**WHAT IS REQUIRED**
Copy exactly, and only, the lines below from the first through the one containing "nokCarry = [-0.0046,0.0039,0.0052,-0.0067,-0.0098,-0.0157];", both included; pictures are omitted.

/---

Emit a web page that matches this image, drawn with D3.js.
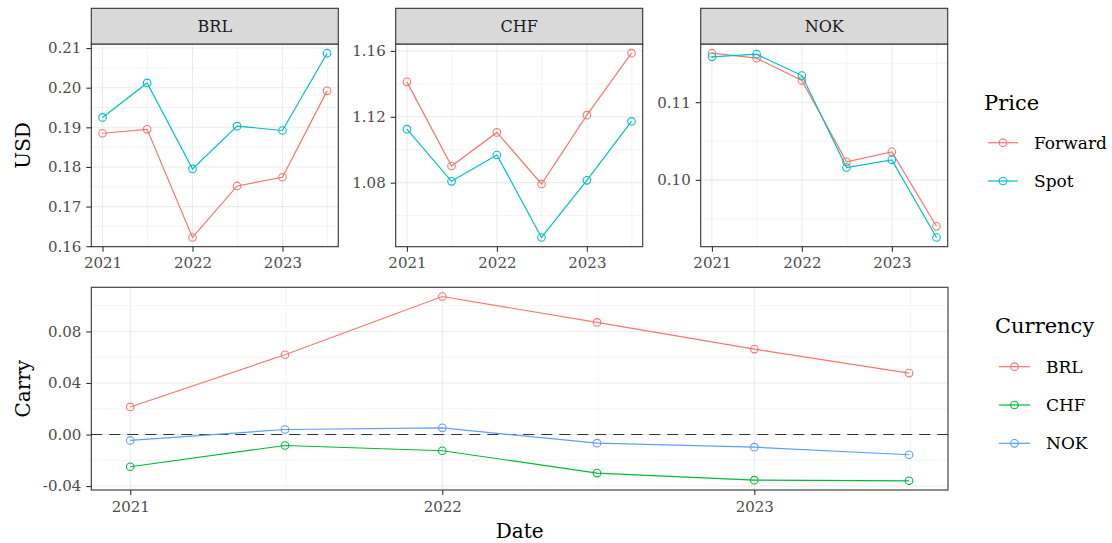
<!DOCTYPE html>
<html><head><meta charset="utf-8">
<script src="https://cdn.jsdelivr.net/npm/d3@7"></script>
<style>body{margin:0;background:#fff} svg{display:block} text{font-family:"DejaVu Serif",serif}</style>
</head><body><svg id="c" width="1112" height="543"></svg>
<script>
// ---------- data ----------
const dates = ["2021-01-01","2021-07-01","2022-01-01","2022-07-01","2023-01-01","2023-07-01"];
const yearTicks = ["2021-01-01","2022-01-01","2023-01-01"];
const yearLabels = ["2021","2022","2023"];
const currencies = ["BRL","CHF","NOK"];
const priceTypes = ["Forward","Spot"];

const brlForward = [0.1885,0.1895,0.1622,0.1752,0.1774,0.1992];
const brlSpot    = [0.1925,0.2012,0.1795,0.1903,0.1892,0.2087];
const chfForward = [1.1412,1.0901,1.1105,1.0792,1.1210,1.1586];
const chfSpot    = [1.1125,1.0808,1.0968,1.0467,1.0814,1.1172];
const nokForward = [0.11631,0.11567,0.11279,0.10232,0.10361,0.09403];
const nokSpot    = [0.11584,0.11618,0.11343,0.10159,0.10258,0.09258];

const brlCarry = [0.0214,0.0619,0.1071,0.0870,0.0663,0.0477];
const chfCarry = [-0.0250,-0.0085,-0.0126,-0.0299,-0.0354,-0.0359];
const nokCarry = [-0.0046,0.0039,0.0052,-0.0067,-0.0098,-0.0157];

const brlTicks = [0.16,0.17,0.18,0.19,0.20,0.21];
const brlTickLabels = ["0.16","0.17","0.18","0.19","0.20","0.21"];
const chfTicks = [1.08,1.12,1.16];
const chfTickLabels = ["1.08","1.12","1.16"];
const nokTicks = [0.10,0.11];
const nokTickLabels = ["0.10","0.11"];
const carryTicks = [-0.04,0,0.04,0.08];
const carryTickLabels = ["-0.04","0.00","0.04","0.08"];

const priceColors = ["#F8766D","#00BFC4"];
const currencyColors = ["#F8766D","#00BA38","#619CFF"];

// ---------- drawing ----------
const parse = d3.timeParse("%Y-%m-%d");
const xDates = dates.map(parse);
const svg = d3.select("#c");

function expand(ext, f){ const r = ext[1]-ext[0]; return [ext[0]-r*f, ext[1]+r*f]; }
function xExp(){
  const e = d3.extent(xDates).map(d=>+d);
  return expand(e,0.05).map(v=>new Date(v));
}

function panel(opt){
  const {left,top,width,height,series,colors,yTicks,yLabels,hline} = opt;
  const g = svg.append("g");
  const x = d3.scaleTime().domain(xExp()).range([left,left+width]);
  const all = series.flat();
  const y = d3.scaleLinear().domain(expand(d3.extent(all),0.05)).range([top+height,top]);
  // minor grid
  const step = yTicks[1]-yTicks[0];
  const yMinor = [];
  for(let i=-1;i<yTicks.length;i++){
    const v = yTicks[0]+step*(i+0.5);
    if(v>=y.domain()[0] && v<=y.domain()[1]) yMinor.push(v);
  }
  const xMinor = [];
  const tv = yearTicks.map(parse);
  for(let i=0;i<tv.length;i++){
    const v = new Date(+tv[i] + (i<tv.length-1 ? (tv[i+1]-tv[i])/2 : (tv[1]-tv[0])/2));
    if(v>=x.domain()[0] && v<=x.domain()[1]) xMinor.push(v);
  }
  g.selectAll(".ym").data(yMinor).join("line").attr("x1",left).attr("x2",left+width)
    .attr("y1",d=>y(d)).attr("y2",d=>y(d)).attr("stroke","#EBEBEB").attr("stroke-width",0.6);
  g.selectAll(".xm").data(xMinor).join("line").attr("y1",top).attr("y2",top+height)
    .attr("x1",d=>x(d)).attr("x2",d=>x(d)).attr("stroke","#EBEBEB").attr("stroke-width",0.6);
  g.selectAll(".yM").data(yTicks).join("line").attr("x1",left).attr("x2",left+width)
    .attr("y1",d=>y(d)).attr("y2",d=>y(d)).attr("stroke","#EBEBEB").attr("stroke-width",1.1);
  g.selectAll(".xM").data(tv).join("line").attr("y1",top).attr("y2",top+height)
    .attr("x1",d=>x(d)).attr("x2",d=>x(d)).attr("stroke","#EBEBEB").attr("stroke-width",1.1);
  if(hline!==undefined){
    g.append("line").attr("x1",left).attr("x2",left+width).attr("y1",y(hline)).attr("y2",y(hline))
      .attr("stroke","#333").attr("stroke-width",1.2).attr("stroke-dasharray","11,7");
  }
  const line = d3.line().x((d,i)=>x(xDates[i])).y(d=>y(d));
  series.forEach((s,k)=>{
    g.append("path").attr("d",line(s)).attr("fill","none").attr("stroke",colors[k]).attr("stroke-width",1.2);
    g.selectAll(null).data(s).join("circle").attr("cx",(d,i)=>x(xDates[i])).attr("cy",d=>y(d))
      .attr("r",3.8).attr("fill","none").attr("stroke",colors[k]).attr("stroke-width",1.1);
  });
  // border
  g.append("rect").attr("x",left).attr("y",top).attr("width",width).attr("height",height)
    .attr("fill","none").attr("stroke","#333").attr("stroke-width",1.1);
  // axes
  const ya = d3.axisLeft(y).tickValues(yTicks).tickFormat((d,i)=>yLabels[i]).tickSize(5).tickPadding(5);
  const yg = svg.append("g").attr("transform",`translate(${left},0)`).call(ya);
  const xa = d3.axisBottom(x).tickValues(tv).tickFormat((d,i)=>yearLabels[i]).tickSize(5).tickPadding(6);
  const xg = svg.append("g").attr("transform",`translate(0,${top+height})`).call(xa);
  [yg,xg].forEach(a=>{
    a.select(".domain").remove();
    a.selectAll(".tick line").attr("stroke","#333").attr("stroke-width",1.1);
    a.selectAll(".tick text").attr("fill","#4D4D4D").style("font-size","15px").style("font-family","DejaVu Serif");
  });
  return g;
}

const topTop = 44, topH = 202.7, stripTop = 8.3;
const lefts = [91.3,395.7,700.7], pw = 247;
const priceSeries = [[brlForward,brlSpot],[chfForward,chfSpot],[nokForward,nokSpot]];
const yT = [brlTicks,chfTicks,nokTicks], yL = [brlTickLabels,chfTickLabels,nokTickLabels];
currencies.forEach((c,i)=>{
  panel({left:lefts[i],top:topTop,width:pw,height:topH,series:priceSeries[i],colors:priceColors,yTicks:yT[i],yLabels:yL[i]});
  svg.append("rect").attr("x",lefts[i]).attr("y",stripTop).attr("width",pw).attr("height",topTop-stripTop)
    .attr("fill","#D9D9D9").attr("stroke","#333").attr("stroke-width",1.1);
  svg.append("text").attr("x",lefts[i]+pw/2).attr("y",(stripTop+topTop)/2).attr("dy","0.36em")
    .attr("text-anchor","middle").attr("fill","#1A1A1A").style("font-size","16px").text(c);
});

panel({left:91.3,top:287.3,width:856.7,height:202.7,series:[brlCarry,chfCarry,nokCarry],colors:currencyColors,
  yTicks:carryTicks,yLabels:carryTickLabels,hline:0});

// axis titles
svg.append("text").attr("transform","translate(30,145.4) rotate(-90)").attr("text-anchor","middle")
  .style("font-size","20px").attr("fill","#000").text("USD");
svg.append("text").attr("transform","translate(30,388.7) rotate(-90)").attr("text-anchor","middle")
  .style("font-size","20px").attr("fill","#000").text("Carry");
svg.append("text").attr("x",519.7).attr("y",538).attr("text-anchor","middle")
  .style("font-size","20px").attr("fill","#000").text("Date");

// legends
function legend(title,tx,ty,names,colors,kx0,kx1,ys,textX){
  svg.append("text").attr("x",tx).attr("y",ty).style("font-size","21px").attr("fill","#000").text(title);
  names.forEach((n,i)=>{
    svg.append("line").attr("x1",kx0).attr("x2",kx1).attr("y1",ys[i]).attr("y2",ys[i])
      .attr("stroke",colors[i]).attr("stroke-width",1.2);
    svg.append("circle").attr("cx",(kx0+kx1)/2).attr("cy",ys[i]).attr("r",3.8)
      .attr("fill","none").attr("stroke",colors[i]).attr("stroke-width",1.1);
    svg.append("text").attr("x",textX).attr("y",ys[i]).attr("dy","0.36em").style("font-size","17px")
      .attr("fill","#000").text(n);
  });
}
legend("Price",984,110,priceTypes,priceColors,988,1018,[142.7,181],1034);
legend("Currency",995,333.3,currencies,currencyColors,999,1030,[366.7,405,443.3],1046);
</script></body></html>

\---

**RESPONSE TO THIS TASK**
Emit a web page that matches this image, drawn with D3.js.
<!DOCTYPE html>
<html><head><meta charset="utf-8">
<script src="https://cdn.jsdelivr.net/npm/d3@7"></script>
<style>body{margin:0;background:#fff} svg{display:block} text{font-family:"DejaVu Serif",serif}</style>
</head><body><svg id="c" width="1112" height="543"></svg>
<script>
// ---------- data ----------
const dates = ["2021-01-01","2021-07-01","2022-01-01","2022-07-01","2023-01-01","2023-07-01"];
const yearTicks = ["2021-01-01","2022-01-01","2023-01-01"];
const yearLabels = ["2021","2022","2023"];
const currencies = ["BRL","CHF","NOK"];
const priceTypes = ["Forward","Spot"];

const brlForward = [0.1885,0.1895,0.1622,0.1752,0.1774,0.1992];
const brlSpot    = [0.1925,0.2012,0.1795,0.1903,0.1892,0.2087];
const chfForward = [1.1412,1.0901,1.1105,1.0792,1.1210,1.1586];
const chfSpot    = [1.1125,1.0808,1.0968,1.0467,1.0814,1.1172];
const nokForward = [0.11631,0.11567,0.11279,0.10232,0.10361,0.09403];
const nokSpot    = [0.11584,0.11618,0.11343,0.10159,0.10258,0.09258];

const brlCarry = [0.0214,0.0619,0.1071,0.0870,0.0663,0.0477];
const chfCarry = [-0.0250,-0.0085,-0.0126,-0.0299,-0.0354,-0.0359];
const nokCarry = [-0.0046,0.0039,0.0052,-0.0067,-0.0098,-0.0157];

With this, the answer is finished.